Hillsborough River Bridge - Second Bridge, 1962-present

Second Bridge, 1962-present

By the mid-1950s, the federal government had begun to develop the Trans-Canada Highway network across the country. The Prince Edward Island component was planned between the ferry terminals in Borden and Wood Islands via Charlottetown.

As part of this national project, an improved crossing of the Hillsborough River was deemed necessary, however it required several years of negotiation over joint federal and provincial funding before construction could begin. A new 2-lane highway bridge opened in 1962 to carry Route 1 over the Hillsborough River parallel to, and immediately upstream of, the single lane railway bridge.

The new bridge used the original soil-infilled approach causeways on both sides of the river that had been used for the railway bridge. Thus, though the span is straight, the overall crossing takes a distinctive curving alignment. The causeways were widened to the Trans-Canada Highway standard width of 3 lanes (2 travel lanes and emergency shoulders) and lengthened to narrow the span to roughly half that of the railway bridge.

The new bridge structure was constructed using structural steel as an arched truss using 2 piers. The emergency shoulders on the bridge structure were occupied by concrete sidewalks.

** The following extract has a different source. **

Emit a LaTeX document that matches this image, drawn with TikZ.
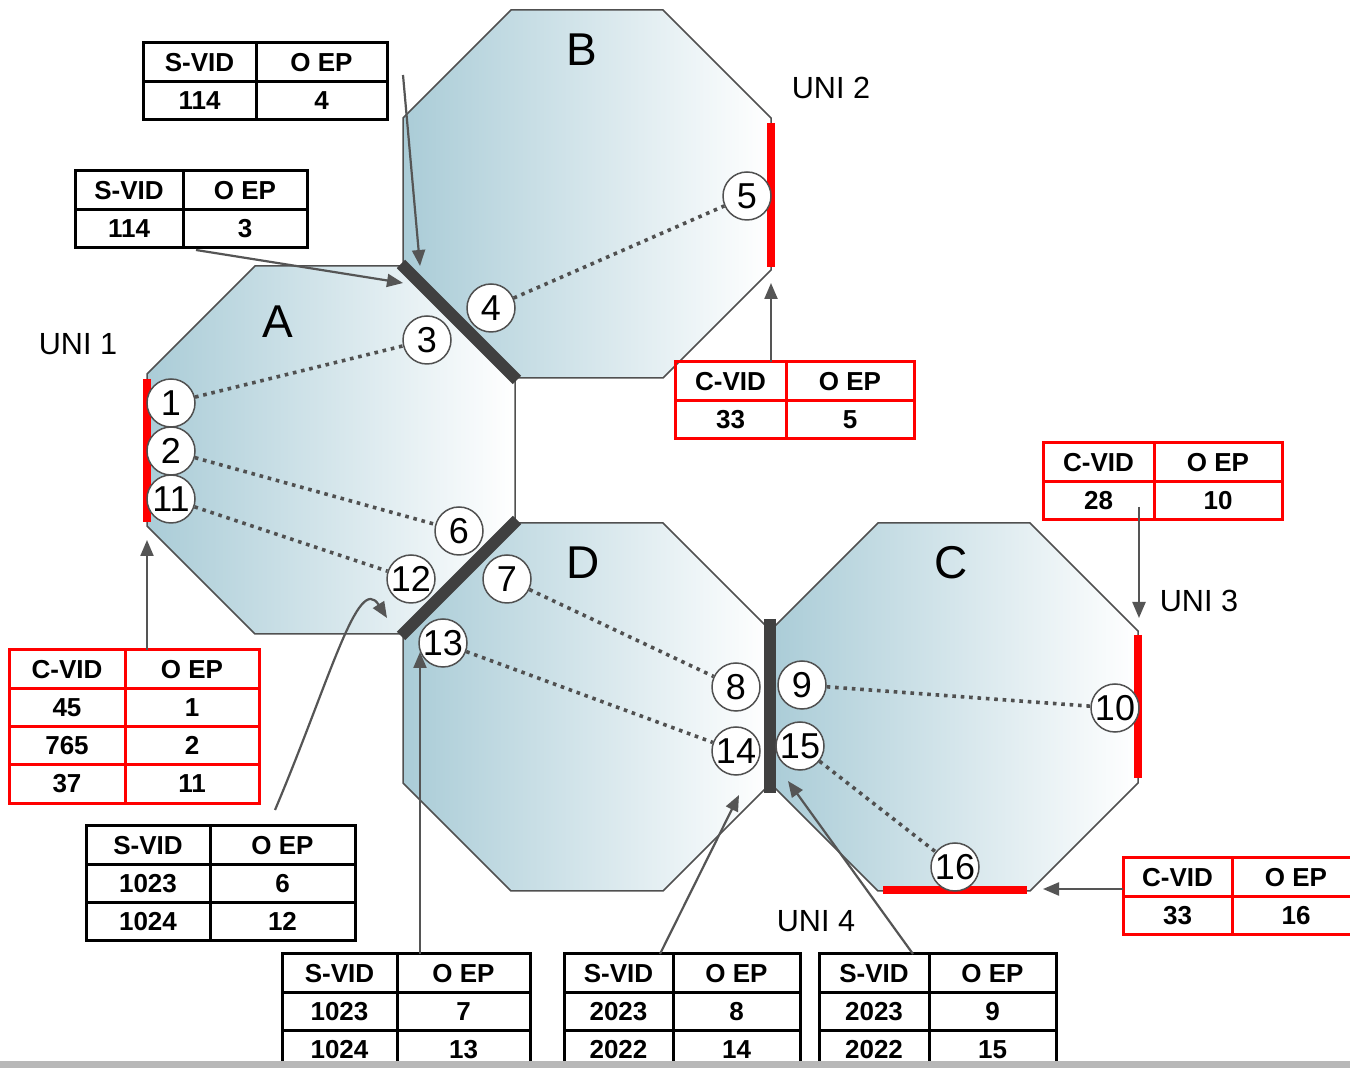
\documentclass[tikz,border=0pt]{standalone}
\usepackage{fontspec}
\setmainfont{Liberation Sans}
\usetikzlibrary{arrows.meta}
\definecolor{octblue}{RGB}{170,204,215}
\definecolor{octline}{RGB}{80,80,80}
\definecolor{barcol}{RGB}{64,64,64}
\definecolor{arrcol}{RGB}{85,85,85}
\definecolor{stripcol}{RGB}{184,184,184}
\tikzset{
  octedge/.style={draw=octline,line width=0.75pt,line join=miter},
  joinbar/.style={draw=barcol,line width=6pt},
  unibar/.style={draw=red,line width=4pt},
  port/.style={circle,draw=octline,fill=white,line width=0.75pt,minimum size=24pt,inner sep=0pt,font=\fontsize{18}{18}\selectfont},
  dotline/.style={draw=octline,line width=1.8pt,dash pattern=on 1.8pt off 2.4pt},
  octlab/.style={font=\fontsize{23}{23}\selectfont,inner sep=0pt},
  unilab/.style={font=\fontsize{15.3}{15.3}\selectfont,inner sep=0pt},
  tabline/.style={line width=1.5pt},
  tabtext/.style={font=\bfseries\fontsize{13}{13}\selectfont,inner sep=0pt},
  arr/.style={draw=arrcol,line width=1.1pt,-{Triangle[length=8pt,width=6.5pt]}}
}
\newcommand\octagon[2]{%
  \begin{scope}[shift={(#1,#2)}]
    \shade[left color=octblue,right color=white] (108,0) -- (260,0) -- (368,108) -- (368,260) -- (260,368) -- (108,368) -- (0,260) -- (0,108) -- cycle;
    \draw[octedge] (108,0) -- (260,0) -- (368,108) -- (368,260) -- (260,368) -- (108,368) -- (0,260) -- (0,108) -- cycle;
  \end{scope}}
\newcommand\vidtab[8]{%
  \foreach [count=\i from 0] \a/\b in {#7/O EP,#8} {
    \pgfmathsetmacro\ya{#5+\i*38.3}
    \pgfmathsetmacro\yb{#5+(\i+1)*38.3}
    \draw[tabline,draw=#6] (#2,\ya) rectangle (#3,\yb);
    \draw[tabline,draw=#6] (#3,\ya) rectangle (#4,\yb);
    \node[tabtext] (#1-\i-l) at ({(#2+#3)/2},{(\ya+\yb)/2}) {\a};
    \node[tabtext] (#1-\i-r) at ({(#3+#4)/2},{(\ya+\yb)/2}) {\b};
  }}
\begin{document}
\begin{tikzpicture}[x=0.5pt,y=-0.5pt]
\clip (0,0) rectangle (1350,1068);
\fill[white] (0,0) rectangle (1350,1068);
% octagons
\octagon{403}{10}
\octagon{147}{266}
\octagon{403}{523}
\octagon{770}{523}
% joints between octagons
\draw[joinbar] (401,264) -- (517,380);
\draw[joinbar] (401,636) -- (517,520);
\draw[joinbar] (770,619) -- (770,793);
% UNI bars
\draw[unibar] (147,379) -- (147,522);
\draw[unibar] (771,123) -- (771,267);
\draw[unibar] (1138,635) -- (1138,778);
\draw[unibar] (883,890) -- (1027,890);
% ports
\node[port] (p1) at (171,403) {1};
\node[port] (p2) at (171,451) {2};
\node[port] (p11) at (171,499) {11};
\node[port] (p3) at (427,340) {3};
\node[port] (p4) at (491,308) {4};
\node[port] (p5) at (747,196) {5};
\node[port] (p6) at (459,531) {6};
\node[port] (p12) at (411,579) {12};
\node[port] (p7) at (507,579) {7};
\node[port] (p13) at (443,643) {13};
\node[port] (p8) at (736,687) {8};
\node[port] (p14) at (736,751) {14};
\node[port] (p9) at (802,685) {9};
\node[port] (p15) at (800,746) {15};
\node[port] (p10) at (1115,708) {10};
\node[port] (p16) at (955,867) {16};
% dotted paths
\draw[dotline] (p1) -- (p3);
\draw[dotline] (p2) -- (p6);
\draw[dotline] (p11) -- (p12);
\draw[dotline] (p4) -- (p5);
\draw[dotline] (p7) -- (p8);
\draw[dotline] (p13) -- (p14);
\draw[dotline] (p9) -- (p10);
\draw[dotline] (p15) -- (p16);
% labels
\node[octlab] (labA) at (278,322) {A};
\node[octlab] (labB) at (582,50) {B};
\node[octlab] (labD) at (583,563) {D};
\node[octlab] (labC) at (951,563) {C};
\node[unilab] (uni1) at (78,344) {UNI 1};
\node[unilab] (uni2) at (831,88) {UNI 2};
\node[unilab] (uni3) at (1199,601) {UNI 3};
\node[unilab] (uni4) at (816,921) {UNI 4};
% tables
\vidtab{t1}{143}{256}{387}{43}{black}{S-VID}{114/4}
\vidtab{t2}{75}{183}{307}{171}{black}{S-VID}{114/3}
\vidtab{t3}{675}{786}{914}{362}{red}{C-VID}{33/5}
\vidtab{t4}{1043}{1154}{1282}{443}{red}{C-VID}{28/10}
\vidtab{t5}{9}{125}{259}{650}{red}{C-VID}{45/1,765/2,37/11}
\vidtab{t6}{86}{210}{355}{826}{black}{S-VID}{1023/6,1024/12}
\vidtab{t7}{282}{397}{530}{954}{black}{S-VID}{1023/7,1024/13}
\vidtab{t8}{564}{673}{800}{954}{black}{S-VID}{2023/8,2022/14}
\vidtab{t9}{819}{929}{1056}{954}{black}{S-VID}{2023/9,2022/15}
\vidtab{t10}{1123}{1232}{1360}{858}{red}{C-VID}{33/16}
% arrows
\coordinate (a1s) at (403,75);   \coordinate (a1e) at (420,266);
\coordinate (a2s) at (196,250);  \coordinate (a2e) at (403,283);
\coordinate (a3s) at (771,362);  \coordinate (a3e) at (771,283);
\coordinate (a4s) at (1139,507); \coordinate (a4e) at (1139,618);
\coordinate (a5s) at (147,650);  \coordinate (a5e) at (147,540);
\coordinate (a6s) at (275,810);  \coordinate (a6e) at (387,618);
\coordinate (a7s) at (420,954);  \coordinate (a7e) at (420,652);
\coordinate (a8s) at (660,954);  \coordinate (a8e) at (739,795);
\coordinate (a9s) at (913,954);  \coordinate (a9e) at (788,781);
\coordinate (a10s) at (1123,889); \coordinate (a10e) at (1043,889);
\draw[arr] (a1s) -- (a1e);
\draw[arr] (a2s) -- (a2e);
\draw[arr] (a3s) -- (a3e);
\draw[arr] (a4s) -- (a4e);
\draw[arr] (a5s) -- (a5e);
\draw[arr] (a6s) .. controls (330,680) and (358,572) .. (a6e);
\draw[arr] (a7s) -- (a7e);
\draw[arr] (a8s) -- (a8e);
\draw[arr] (a9s) -- (a9e);
\draw[arr] (a10s) -- (a10e);
% bottom strip
\fill[stripcol] (0,1061) rectangle (1350,1068);
\end{tikzpicture}
\end{document}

The original railway bridge immediately downstream of the new highway bridge was dismantled and the iron structure was scrapped, although the stone piers were left in place. These became a nesting site for cormorants and terns for the next three decades (1960s to 1990s). Ice and wind and wave damage by the turn of the 21st century had caused the majority of the old piers to collapse and are now mostly invisible from the bridge.